My guest speakers at PSU — From the worlds of PR, advertising, integrated brand promotion and digital strategy: Alberto Ponte, Emma Barnett, Brittni Busch, Kate Lesniak, Jean Kempe-Ware, Mark Mohammadpour, Kelly Bantle and Maureen O’Connor; fellow professors: Antonia Alvarez, Mike Caulfield and Will Ulbricht; and nonprofit leaders: Susan Nielsen and Sankar Raman.
Current and former journalists who also spoke to my PSU students — Therese Bottomly, Mark Katches, Samantha Swindler, John Schrag, Beth Nakamura, Kyle Iboshi, Andi Zeisler, Nigel Jaquiss, Jeff Mapes, Chris Broderick, Lillian Mongeau, Stephanie Yao Long and Steve Woodward.
My wonderfully talented and indispensible teaching assistants — Evelyn Smith at WSUV; Becky Kearny, Tullia Fusco, Andrew Swanson, Cole Eakin, Tristina Bumgarner and Margarita Maligaya at PSU.
The outstanding staff at PSU’s Education Abroad office, who made it possible for me to teach a summer course in London in 2018 and 2019 (and plans for another one in Berlin in 2021) — Jen Hamlow and Hannah Fischer; and graduate assistants Adrienne Bocci, Adriane Bolliger and Hannah Marrs.
The outstanding staff at CAPA Global Education Network, who provided additional support for my study-abroad course — Darin Smith-Gaddis in Los Angeles, Zion Griffin in Boston and Sheriden Kuech in London.

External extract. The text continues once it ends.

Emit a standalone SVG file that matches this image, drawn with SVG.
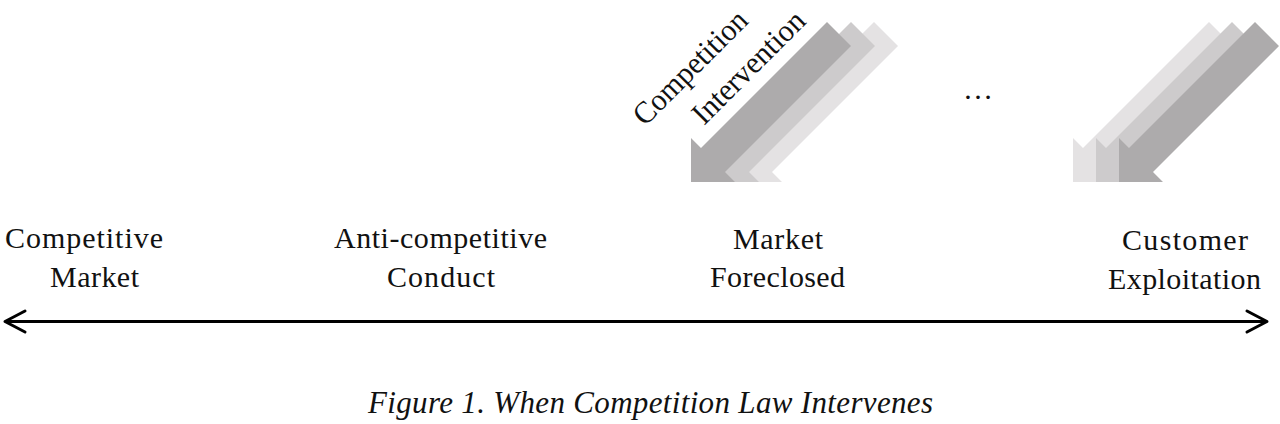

And three others — Sandy Rowe, my former editor at The Oregonian, who graciously loaned me a boxful of files and notes from her own college teaching and thereby enriched the content in my Media Ethics course this year; Elizabeth Hovde and Len Reed, former colleagues at The Oregonian who both went on to teach as adjuncts at WSUV. Meeting one-on-one with Elizabeth or Len for coffee or breakfast provided an opportunity to talk about the transition from the newsroom to the classroom and to lay bare our shared experiences, whether it was about lesson plans and teaching styles, or about our frustrations, breakthroughs and small victories.
It’s often said it takes a village to raise a child. In my case, it took several villages to prop up a single adjunct instructor. The hours were long but the rewards — reflected in the quality of work and insights gained from my students — were always worth it.